A few months ago, before Monsanto and DuPont realized Proposition 37 may have been started by anti-science crackpots but it was not going away and I was one of the few critical of it, I would have predicted GMO warning labels to win by 66% - because that is the percentage of Democrats in California and while Republicans get attention in science media for being 'anti-science' due to global warming, the actual anti-science positions that are dangerous are bastions of the left.

Global warming skeptics (deniers, whatever) conserve energy as much as true believers, they drive fuel-efficient cars, they shut off lights. But vaccine deniers, overwhelmingly left, do not give their kids vaccines and that is dangerous for the children and at-risk populations that rely on herd immunity. A much bigger problem.
 
But anti-science progressives also have much better public relations. 

I likened demonizing GMOs to the Temperance Movement that got alcohol banned under America's 18th Amendment in 1920. Like GMO labeling, it was a minority of zealots getting a decision made because people only considered it vaguely in a 'well, it sounds like a good idea' way.  As a result, we got a whole lot of rich criminals and a nation of 'casual criminals' - people who break the law because it is stupid and think nothing of it.

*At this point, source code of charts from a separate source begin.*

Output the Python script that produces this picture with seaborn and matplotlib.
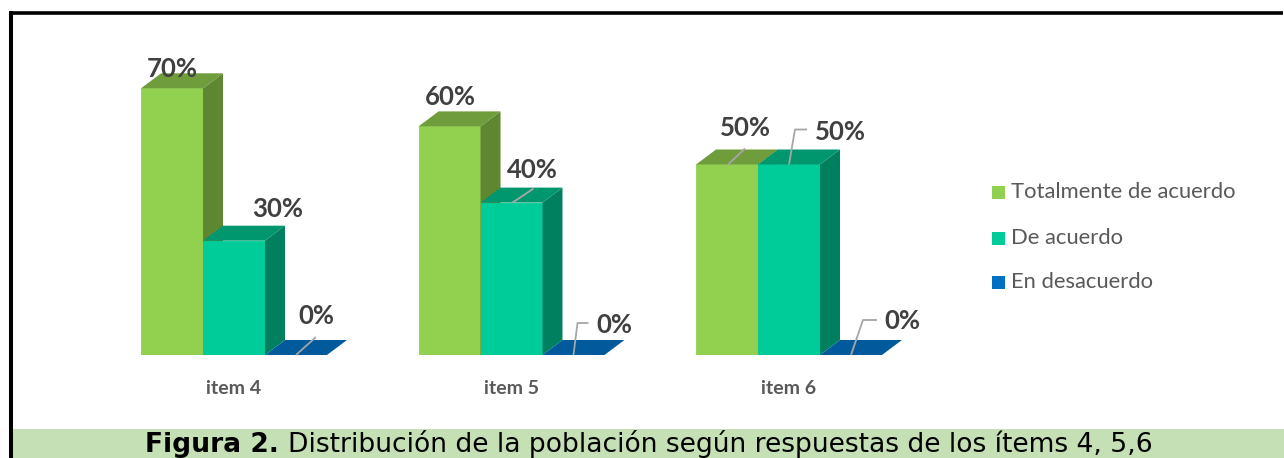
import numpy as np
import pandas as pd
import seaborn as sns
import matplotlib
matplotlib.use("Agg")
import matplotlib.pyplot as plt
from matplotlib.patches import Polygon, Rectangle

# ---------------- data ----------------
items = ["item 4", "item 5", "item 6"]
series = ["Totalmente de acuerdo", "De acuerdo", "En desacuerdo"]
totalmente = [70, 60, 50]
de_acuerdo = [30, 40, 50]
desacuerdo = [0, 0, 0]
caption_bold = "Figura 2."
caption_text = "Distribución de la población según respuestas de los ítems 4, 5,6"

# ---------------- styles ----------------
front_cols = ["#92D050", "#00CC99", "#0070C0"]
top_cols = ["#6F9D3C", "#00976F", "#005A9C"]
side_cols = ["#5F8630", "#00805E", "#004F8A"]
legend_cols = ["#92D050", "#00CC99", "#0070C0"]

W, H, DPI = 12.84, 4.58, 100
FW, FH = W * DPI, H * DPI

sns.set_theme(style="white")
plt.rcParams["font.family"] = ["Lato", "DejaVu Sans"]

df = pd.DataFrame({
    "item": items * 3,
    "respuesta": [series[0]] * 3 + [series[1]] * 3 + [series[2]] * 3,
    "valor": totalmente + de_acuerdo + desacuerdo,
})

fig = plt.figure(figsize=(W, H), dpi=DPI)
# axes geometry (pixels)
px_per_x = 277.5
px_per_y = 3.81
ax_left_px = 234 - 0.6 * px_per_x
ax_w_px = 3.6 * px_per_x
base_px = 355
ax_h_px = 80 * px_per_y
ax = fig.add_axes([ax_left_px / FW, (FH - base_px) / FH, ax_w_px / FW, ax_h_px / FH])

sns.barplot(data=df, x="item", y="valor", hue="respuesta", hue_order=series,
            order=items, palette=front_cols, width=0.67, saturation=1,
            linewidth=0, legend=False, ax=ax, errorbar=None)
ax.set_xlim(-0.6, 3.0)
ax.set_ylim(0, 80)
for s in ax.spines.values():
    s.set_visible(False)
ax.set_yticks([])
ax.set_xlabel("")
ax.set_ylabel("")
ax.tick_params(axis="x", length=0, pad=18)
for lab in ax.get_xticklabels():
    lab.set_fontweight("bold")
    lab.set_color("#595959")
    lab.set_fontsize(14)

ddx = 20 / px_per_x
ddy = 15 / px_per_y

def pdx(p):
    return p / px_per_x

def pdy(p):
    return -p / px_per_y

# label offsets (pixels, relative to front top centre) and leader paths
label_off = {
    (0, 0): ((0, -19), None),
    (0, 1): ((44, -32), None),
    (0, 2): ((20, -39), [(0, 0), (20, -18)]),
    (1, 0): ((1, -29), None),
    (1, 1): ((21, -33), [(1, 0), (22, -14)]),
    (1, 2): ((41, -30), [(0, 0), (4, -32), (15, -32)]),
    (2, 0): ((18, -37), [(1, 0), (18, -16)]),
    (2, 1): ((51, -33), [(0, 0), (6, -35), (18, -35)]),
    (2, 2): ((51, -34), [(0, 0), (12, -35), (26, -35)]),
}

for k, cont in enumerate(ax.containers):
    for i, bar in enumerate(cont.patches):
        bar.set_zorder(10 + 3 * k)
        bar.set_edgecolor(bar.get_facecolor())
        bar.set_linewidth(0.6)
        x0 = bar.get_x()
        w = bar.get_width()
        h = bar.get_height()
        top = Polygon([(x0, h), (x0 + w, h), (x0 + w + ddx, h + ddy), (x0 + ddx, h + ddy)],
                      closed=True, facecolor=top_cols[k], edgecolor="none", zorder=11 + 3 * k,
                      clip_on=False)
        side = Polygon([(x0 + w, 0), (x0 + w + ddx, ddy), (x0 + w + ddx, h + ddy), (x0 + w, h)],
                       closed=True, facecolor=side_cols[k], edgecolor="none", zorder=11 + 3 * k,
                       clip_on=False)
        ax.add_patch(side)
        ax.add_patch(top)
        cx = x0 + w / 2
        (ox, oy), leader = label_off[(i, k)]
        ax.text(cx + pdx(ox), h + pdy(oy), f"{h:.0f}%", ha="center", va="center",
                fontsize=18.5, fontweight="bold", color="#404040", zorder=40, clip_on=False)
        if leader:
            xs = [cx + pdx(p[0]) for p in leader]
            ys = [h + pdy(p[1]) for p in leader]
            ax.plot(xs, ys, color="#A6A6A6", lw=1.3, zorder=39, clip_on=False,
                    solid_capstyle="butt")

# legend (manual)
leg_y = [192, 238, 282]
for name, col, yy in zip(series, legend_cols, leg_y):
    fig.patches.append(Rectangle((992 / FW, (FH - yy - 6.5) / FH), 13 / FW, 13 / FH,
                                 transform=fig.transFigure, facecolor=col, edgecolor="none"))
    fig.text(1011 / FW, (FH - yy) / FH, name, ha="left", va="center",
             fontsize=15.8, color="#595959")

# frame lines
fig.add_artist(plt.Line2D([9 / FW, 1283 / FW], [(FH - 12.5) / FH] * 2,
                          transform=fig.transFigure, color="black", lw=2.6,
                          solid_capstyle="butt"))
fig.add_artist(plt.Line2D([11 / FW, 11 / FW], [0, (FH - 11) / FH],
                          transform=fig.transFigure, color="black", lw=2.9,
                          solid_capstyle="butt"))
# caption band
fig.patches.append(Rectangle((12.5 / FW, 0), (FW - 12.5) / FW, 29 / FH,
                             transform=fig.transFigure, facecolor="#C5E0B4", edgecolor="none"))
t1 = fig.text(145 / FW, 6 / FH, caption_bold, ha="left", va="baseline",
              fontsize=19.1, fontweight="bold", color="black", family="DejaVu Sans")
fig.canvas.draw()
bb = t1.get_window_extent(fig.canvas.get_renderer())
fig.text((bb.x1 + 9) / FW, 6 / FH, caption_text, ha="left", va="baseline",
         fontsize=19.1, color="black", family="DejaVu Sans")

fig.savefig("out.png", dpi=DPI)
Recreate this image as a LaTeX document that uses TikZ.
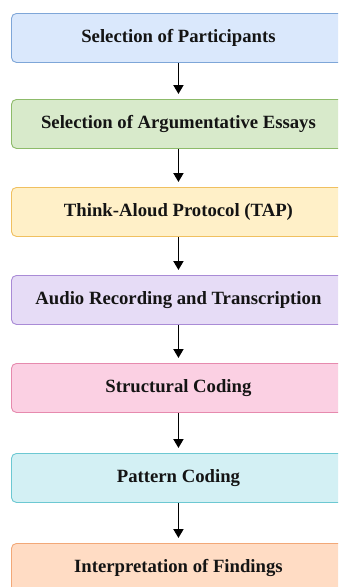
\documentclass[tikz,border=0pt]{standalone}
\usepackage{fontspec}
\setmainfont{Liberation Serif}
\usetikzlibrary{arrows.meta}
\definecolor{f1}{HTML}{DAE8FC}\definecolor{d1}{HTML}{7EA6D8}
\definecolor{f2}{HTML}{D8EACB}\definecolor{d2}{HTML}{8DBB6A}
\definecolor{f3}{HTML}{FFF0C8}\definecolor{d3}{HTML}{F0C060}
\definecolor{f4}{HTML}{E6DCF6}\definecolor{d4}{HTML}{A98BD6}
\definecolor{f5}{HTML}{FBD0E3}\definecolor{d5}{HTML}{E68AAE}
\definecolor{f6}{HTML}{D3F0F4}\definecolor{d6}{HTML}{6CC8D2}
\definecolor{f7}{HTML}{FFDCC4}\definecolor{d7}{HTML}{F2A878}
\tikzset{
  stepbox/.style={draw, line width=0.9pt, rounded corners=5pt, anchor=north west,
    minimum width=334pt, minimum height=49pt, inner sep=0pt,
    font=\fontsize{18.7}{22}\selectfont\bfseries, text=black!92},
  flow/.style={line width=1.9pt, -{Triangle[length=9pt,width=10pt]}, shorten >=5pt}
}
\begin{document}
\begin{tikzpicture}[x=1pt,y=1pt]
\useasboundingbox (0,0) rectangle (338,-587);
\begin{scope}
\clip (0,0) rectangle (338,-587);
\node[stepbox, fill=f1, draw=d1] (a) at (11,-13) {Selection of Participants};
\node[stepbox, fill=f2, draw=d2] (b) at (11,-99) {Selection of Argumentative Essays};
\node[stepbox, fill=f3, draw=d3] (c) at (11,-187) {Think-Aloud Protocol (TAP)};
\node[stepbox, fill=f4, draw=d4] (d) at (11,-275) {Audio Recording and Transcription};
\node[stepbox, fill=f5, draw=d5] (e) at (11,-363) {Structural Coding};
\node[stepbox, fill=f6, draw=d6] (f) at (11,-453) {Pattern Coding};
\node[stepbox, fill=f7, draw=d7] (g) at (11,-543) {Interpretation of Findings};
\foreach \u/\v in {a/b,b/c,c/d,d/e,e/f,f/g}
  \draw[flow] (\u.south) -- (\v.north);
\end{scope}
\end{tikzpicture}
\end{document}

The Temperance Movement had been brewing throughout the antebellum period but the real catalyst was Carrie Nation, who was convinced alcohol killed her husband.  To rational people, that is like blaming a spoon for making Rosie O'Donnell fat but it made sense at the time.  Blaming alcohol for wife-beating, child abusers also made the actions of people exculpatory: if you get rid of alcohol you get rid of alcoholic, wife-beating child abusers.  They had some science on their side, they thought, in the age of determinism.  Dr. Benjamin Rush had written "The Effects of Ardent Spirits Upon Man" in 1805 and argued that while its physical effects were obvious, it had a quantifiable moral impact too.

While now incorrectly regarded as something of a movement by Puritan-esque women, at the time it was carefully crafted science designed to convince the neutral and motivate those with confirmation bias.  Their pamphlets cited psychology and neuroscience, medicine and biology.  They just wanted you to know "the facts" but in actuality the facts were slanted to make temperance the only logical conclusion.

It succeeded.  And so Proposition 37 had a working model that had proved to be successful in the past and in 2012 they also had big money behind it.


Carrie Nation looks pretty severe in 2012, so the anti-science movement went for wholesome. Credits: public domain and Shutterstock.com

Now, compared to the modern anti-science types, the original temperance community was downright scientific in their assessment - alcoholism is real and clearly bad whereas no one has ever been harmed by a GM sugar beet.  The anti-science goal was the same: heavy-handed social authoritarianism and letting a minority dictate to the majority. 

In 2012, the Food Temperance Movement counted on Californians not being able to read and they counted on the idea that they could spin the effort against them as being funded by evil, greedy out-of-state corporations while hiding the fact that evil, greedy, out-of-state corporations were behind the measure in the first place. Instead, Californians were puzzled as to why GMOs were not banned if they are harmful.  And why, if they are so risky they need warning labels, are restaurants excluded? And alcohol?

The idea that organic food has no GMOs and no pesticides (synthetic or natural) has been so well sold by the $29 billion organic industry that it didn't really come up, so no one asked why organic food specifically needed to be exempted from a GMO labeling law, when supposedly organic food has no GMOs.

What people instead saw was that wheat was no longer a 'natural' product, because it was milled.  And olive oil that contained nothing but olives was no longer natural because olives have to be pressed to make oil.  The only exemption for those two natural products, so they could be considered natural?  You guessed it, they had to buy an organic sticker.

The argument that food transparency is important resonates with Californians - this flawed measure still got 47% of the vote, even as badly written and unscientific as it was - and policymakers need to take that into account.

But food transparency should be for all products.  And no one is afraid of full disclosure about food like Big Organic. The minute organic food has to disclose its dozens of synthetic ingredients and any genetic modification and any pesticide used, they are out of business. 

But the people clearly want disclosure and the USDA and the FDA are going to be considering it.  What organic food lobbyists are doing starting today is getting themselves exempted from the same laws they want put on conventional farming. And 53 of 55 members of Congress who agree with the anti-science left are on the left, and they are the same party as the President so the fight for rationality is not over.

We just have to make sure that no food is exempt from full disclosure.   That is a fight for later, though.  For now, science can enjoy its only victory of the 2012 election season while the anti-science crowd will still claim they won a moral victory. As long as moral victories are all they have over reason, that is okay.